札幌の老舗洋菓子店「パールモンドール」の「南6条店」(札幌市中央区南6条西23丁目4-1)が、52年間の歴史に幕を閉じてから2ヵ月余り、店舗は解体され更地になった。その更地に「パールモンドール」があったことを示す跡はなく、街なかで見かける更地の一つに過ぎなくなった。(写真は、解体され更地になった「パールモンドール南6条店」跡地)
「パールモンドール」は、北海道の洋菓子発祥の店。小樽の「館」で25年間、洋菓子作りに励んできた下出正三氏(故人)が、1971年に独立して創業した洋菓子店で、当初は「フランセ」の店舗名で札幌・円山に出店していた。翌1972年に「パールモンドール」に店舗名を変更、1975年に円山から移転して「南6条店」をオープンさせた。

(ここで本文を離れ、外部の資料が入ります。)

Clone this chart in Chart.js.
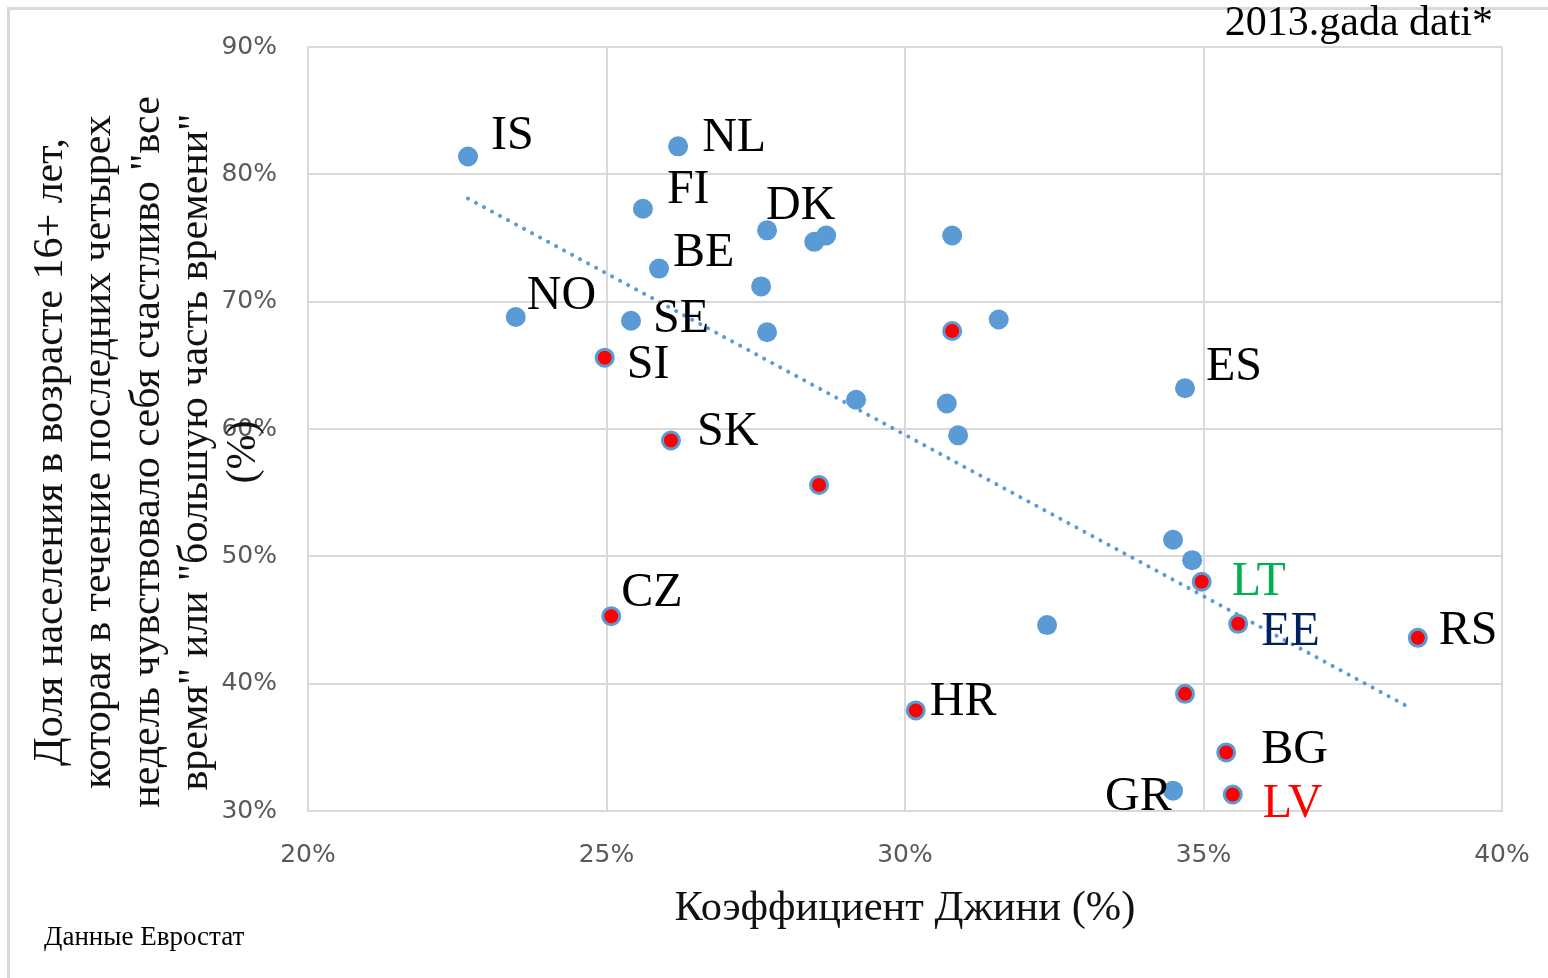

下出氏は死去し、子息が「パールモンドール南6条店」を承継、運営してきたが、生活様式の変化と建物老朽化により閉店を決め、2023年8月31日、惜しまれながら閉店した。閉店から数日後には、早くも建物内の製造機器やショーケースなどが搬出され、9月半ばからは建物の解体工事に入っていた。そして10月下旬に建物はすべて除却され、更地になった。
南6条通沿いにある約150坪の更地に、何が建っていたのかさえ思い出せない街角の風景が、広がっている。土地所有者はパールモンドールで変化はないが、建物のない更地は寂寥感を漂わせる。52年間の賑わいの記憶を、さらに遠ざける積雪の季節が間もなく始まる。※「パールモンドール二十四軒店」は、通常営業を続けています。